§ Exercise:
Drop every picture. Then return, exactly, the lines from the beginning of the listing below through the one containing "(titulo) at (534.5,30)".

§ Supplied material:
--- Begin ---

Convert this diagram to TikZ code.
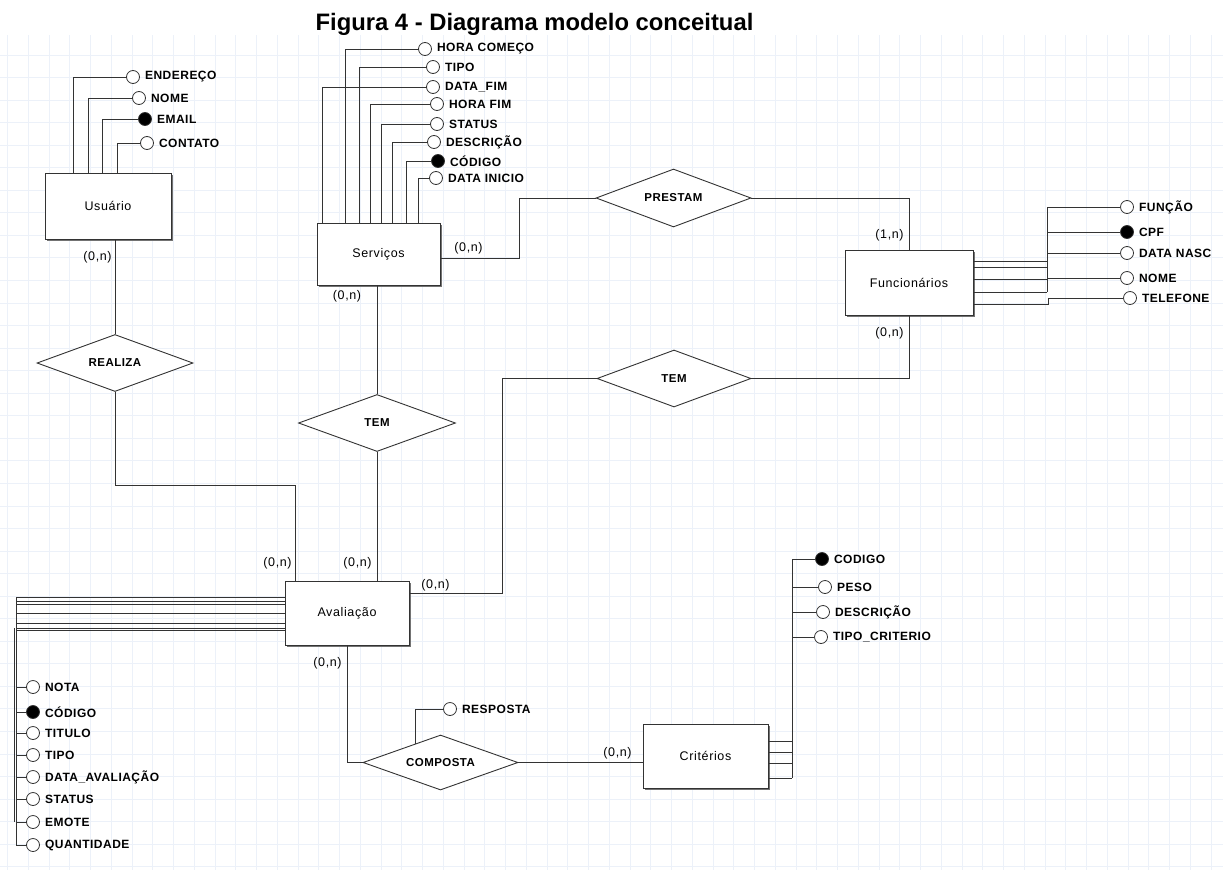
\documentclass[tikz,border=0pt]{standalone}
\usepackage{fontspec}
\setmainfont{Liberation Sans}
\newfontfamily\spacedfont[LetterSpace=5]{Liberation Sans}
\newfontfamily\widefont[LetterSpace=4]{Liberation Sans}
\usetikzlibrary{calc,positioning,shapes.geometric,shadows}
\definecolor{gridBlue}{RGB}{236,241,249}
\definecolor{lineGray}{RGB}{51,51,51}

\begin{document}
\begin{tikzpicture}[x=1pt,y=-1pt,
  entity/.style={draw=lineGray,line width=0.9pt,fill=white,inner sep=0pt,font=\spacedfont\fontsize{12.5}{14}\selectfont,drop shadow={shadow xshift=2pt,shadow yshift=-2pt,fill=black!55,opacity=1}},
  relation/.style={diamond,draw=lineGray,line width=0.9pt,fill=white,aspect=2.7,inner sep=0pt,font=\widefont\bfseries\fontsize{11.5}{13}\selectfont},
  attr/.style={circle,draw=lineGray,line width=0.8pt,fill=white,minimum size=13pt,inner sep=0pt},
  keyattr/.style={attr,fill=black},
  lbl/.style={font=\widefont\bfseries\fontsize{12}{14}\selectfont,inner sep=1pt,xshift=4pt},
  card/.style={font=\spacedfont\fontsize{12.5}{14}\selectfont,inner sep=0pt},
  conn/.style={draw=lineGray,line width=0.9pt}
]
\useasboundingbox (0,0) rectangle (1223,870);
% background grid
\fill[white] (0,0) rectangle (1223,870);
\foreach \i in {0,...,58} \draw[gridBlue,line width=1pt] ({7.5+20.75*\i},35) -- ({7.5+20.75*\i},870);
\foreach \j in {0,...,36} \draw[gridBlue,line width=1pt] (0,{55+22.55*\j}) -- (1223,{55+22.55*\j});

\node[font=\bfseries\fontsize{23.8}{27}\selectfont,anchor=base] (titulo) at (534.5,30) {Figura 4 - Diagrama modelo conceitual};

% entities
\node[entity,minimum width=126pt,minimum height=66pt] (usuario) at (108,206) {Usuário};
\node[entity,minimum width=123pt,minimum height=62pt] (servicos) at (378.5,254) {Serviços};
\node[entity,minimum width=128pt,minimum height=65pt] (funcionarios) at (909,282.5) {Funcionários};
\node[entity,minimum width=124pt,minimum height=64pt] (avaliacao) at (347,613) {Avaliação};
\node[entity,minimum width=125pt,minimum height=64pt] (criterios) at (705.5,756) {Critérios};

% relationships
\node[relation,minimum width=156pt,minimum height=57pt] (realiza) at (115,363) {REALIZA};
\node[relation,minimum width=157pt,minimum height=57pt] (temserv) at (377,423) {TEM};
\node[relation,minimum width=155pt,minimum height=58pt] (prestam) at (673.5,198) {PRESTAM};
\node[relation,minimum width=154pt,minimum height=57pt] (temfunc) at (674,378.5) {TEM};
\node[relation,minimum width=155pt,minimum height=55pt] (composta) at (440.5,762.5) {COMPOSTA};

% attributes of Usuario
\node[attr,label={[lbl]right:ENDEREÇO}] (u-endereco) at (133,77) {};
\node[attr,label={[lbl]right:NOME}] (u-nome) at (139,98) {};
\node[keyattr,label={[lbl]right:EMAIL}] (u-email) at (145,119) {};
\node[attr,label={[lbl]right:CONTATO}] (u-contato) at (147,143) {};
\draw[conn] (usuario.north west) ++(29,0) |- (u-endereco);
\draw[conn] (usuario.north west) ++(44,0) |- (u-nome);
\draw[conn] (usuario.north west) ++(58,0) |- (u-email);
\draw[conn] (usuario.north west) ++(73,0) |- (u-contato);

% attributes of Servicos
\node[attr,label={[lbl]right:HORA COMEÇO}] (s-horacomeco) at (425,49) {};
\node[attr,label={[lbl]right:TIPO}] (s-tipo) at (433,67) {};
\node[attr,label={[lbl]right:DATA\_FIM}] (s-datafim) at (433,87) {};
\node[attr,label={[lbl]right:HORA FIM}] (s-horafim) at (437,104) {};
\node[attr,label={[lbl]right:STATUS}] (s-status) at (437,124) {};
\node[attr,label={[lbl]right:DESCRIÇÃO}] (s-descricao) at (434,142) {};
\node[keyattr,label={[lbl]right:CÓDIGO}] (s-codigo) at (438,161) {};
\node[attr,label={[lbl]right:DATA INICIO}] (s-datainicio) at (436,178) {};
\draw[conn] (servicos.north west) ++(29,0) |- (s-horacomeco);
\draw[conn] (servicos.north west) ++(43,0) |- (s-tipo);
\draw[conn] (servicos.north west) ++(6,0) |- (s-datafim);
\draw[conn] (servicos.north west) ++(54,0) |- (s-horafim);
\draw[conn] (servicos.north west) ++(65,0) |- (s-status);
\draw[conn] (servicos.north west) ++(76,0) |- (s-descricao);
\draw[conn] (servicos.north west) ++(90,0) |- (s-codigo);
\draw[conn] (servicos.north west) ++(102,0) |- (s-datainicio);

% attributes of Funcionarios
\node[attr,label={[lbl]right:FUNÇÃO}] (f-funcao) at (1127,207) {};
\node[keyattr,label={[lbl]right:CPF}] (f-cpf) at (1127,232) {};
\node[attr,label={[lbl]right:DATA NASC}] (f-datanasc) at (1127,253) {};
\node[attr,label={[lbl]right:NOME}] (f-nome) at (1127,278) {};
\node[attr,label={[lbl]right:TELEFONE}] (f-telefone) at (1130,298) {};
\coordinate (fbus) at (1047,292);
\foreach \dy in {-21.5,-15.5,-3.5,9.5} \draw[conn] ($(funcionarios.east)+(0,\dy)$) -- ++(74,0);
\draw[conn] (fbus) |- (f-funcao);
\foreach \a in {f-cpf,f-datanasc,f-nome} \draw[conn] (fbus |- \a) -- (\a);
\draw[conn] ($(funcionarios.east)+(0,21.5)$) -- ++(75,0) |- (f-telefone);

% attributes of Avaliacao
\node[attr,label={[lbl]right:NOTA}] (a-nota) at (33,687) {};
\node[keyattr,label={[lbl]right:CÓDIGO}] (a-codigo) at (33,712) {};
\node[attr,label={[lbl]right:TITULO}] (a-titulo) at (33,733) {};
\node[attr,label={[lbl]right:TIPO}] (a-tipo) at (33,755) {};
\node[attr,label={[lbl]right:DATA\_AVALIAÇÃO}] (a-data) at (33,777) {};
\node[attr,label={[lbl]right:STATUS}] (a-status) at (33,799) {};
\node[attr,label={[lbl]right:EMOTE}] (a-emote) at (33,822) {};
\node[attr,label={[lbl]right:QUANTIDADE}] (a-quantidade) at (33,845) {};
\coordinate (abus) at (16,597);
\coordinate (abus2) at (14.5,628);
\foreach \dy in {-16,-12,-9,0,10,15,17} \draw[conn] ($(avaliacao.west)+(0,\dy)$) -- ++(-269,0);
\draw[conn] (abus) |- (a-quantidade);
\draw[conn] (abus2) -- (abus2 |- a-emote);
\foreach \a in {a-nota,a-codigo,a-titulo,a-tipo,a-data,a-status,a-emote} \draw[conn] (abus |- \a) -- (\a);

% attributes of Criterios
\node[keyattr,label={[lbl]right:CODIGO}] (c-codigo) at (822,559) {};
\node[attr,label={[lbl]right:PESO}] (c-peso) at (825,587) {};
\node[attr,label={[lbl]right:DESCRIÇÃO}] (c-descricao) at (823,612) {};
\node[attr,label={[lbl]right:TIPO\_CRITERIO}] (c-tipo) at (821,637) {};
\coordinate (cbus) at (792,778);
\foreach \dy in {-15,-4,7,22} \draw[conn] ($(criterios.east)+(0,\dy)$) -- ++(24,0);
\draw[conn] (cbus) |- (c-codigo);
\foreach \a in {c-peso,c-descricao,c-tipo} \draw[conn] (cbus |- \a) -- (\a);

% attribute of Composta
\node[attr,label={[lbl]right:RESPOSTA}] (r-resposta) at (450,709) {};
\draw[conn] ($(composta.west)!0.675!(composta.north)$) |- (r-resposta);

% relationships
\draw[conn] (realiza.north) -- (realiza.north |- usuario.south);
\draw[conn] (realiza.south) -- ++(0,93) -| ($(avaliacao.north west)+(11,0)$);
\draw[conn] (temserv.north) -- (temserv.north |- servicos.south);
\draw[conn] (temserv.south) -- (temserv.south |- avaliacao.north);
\draw[conn] ($(servicos.east)+(0,4)$) -- ++(79,0) |- (prestam.west);
\draw[conn] (prestam.east) -| (funcionarios.north);
\draw[conn] ($(avaliacao.east)+(0,-20)$) -- ++(93,0) |- (temfunc.west);
\draw[conn] (temfunc.east) -| (funcionarios.south);
\draw[conn] (avaliacao.south) |- (composta.west);
\draw[conn] (composta.east) -- (composta.east -| criterios.west);

% cardinalities
\node[card] (card-us) at (97.5,257) {(0,n)};
\node[card] (card-sv) at (468.5,248) {(0,n)};
\node[card] (card-sv2) at (347,296) {(0,n)};
\node[card] (card-fu1) at (889.5,235) {(1,n)};
\node[card] (card-fu2) at (889.5,333) {(0,n)};
\node[card] (card-av1) at (277.5,563) {(0,n)};
\node[card] (card-av2) at (357.5,563) {(0,n)};
\node[card] (card-av3) at (435.5,585) {(0,n)};
\node[card] (card-av4) at (327.5,663) {(0,n)};
\node[card] (card-cr) at (617.5,753) {(0,n)};
\end{tikzpicture}
\end{document}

--- End ---

§ Full response:
Convert this diagram to TikZ code.
\documentclass[tikz,border=0pt]{standalone}
\usepackage{fontspec}
\setmainfont{Liberation Sans}
\newfontfamily\spacedfont[LetterSpace=5]{Liberation Sans}
\newfontfamily\widefont[LetterSpace=4]{Liberation Sans}
\usetikzlibrary{calc,positioning,shapes.geometric,shadows}
\definecolor{gridBlue}{RGB}{236,241,249}
\definecolor{lineGray}{RGB}{51,51,51}

\begin{document}
\begin{tikzpicture}[x=1pt,y=-1pt,
  entity/.style={draw=lineGray,line width=0.9pt,fill=white,inner sep=0pt,font=\spacedfont\fontsize{12.5}{14}\selectfont,drop shadow={shadow xshift=2pt,shadow yshift=-2pt,fill=black!55,opacity=1}},
  relation/.style={diamond,draw=lineGray,line width=0.9pt,fill=white,aspect=2.7,inner sep=0pt,font=\widefont\bfseries\fontsize{11.5}{13}\selectfont},
  attr/.style={circle,draw=lineGray,line width=0.8pt,fill=white,minimum size=13pt,inner sep=0pt},
  keyattr/.style={attr,fill=black},
  lbl/.style={font=\widefont\bfseries\fontsize{12}{14}\selectfont,inner sep=1pt,xshift=4pt},
  card/.style={font=\spacedfont\fontsize{12.5}{14}\selectfont,inner sep=0pt},
  conn/.style={draw=lineGray,line width=0.9pt}
]
\useasboundingbox (0,0) rectangle (1223,870);
% background grid
\fill[white] (0,0) rectangle (1223,870);
\foreach \i in {0,...,58} \draw[gridBlue,line width=1pt] ({7.5+20.75*\i},35) -- ({7.5+20.75*\i},870);
\foreach \j in {0,...,36} \draw[gridBlue,line width=1pt] (0,{55+22.55*\j}) -- (1223,{55+22.55*\j});

\node[font=\bfseries\fontsize{23.8}{27}\selectfont,anchor=base] (titulo) at (534.5,30) {Figura 4 - Diagrama modelo conceitual};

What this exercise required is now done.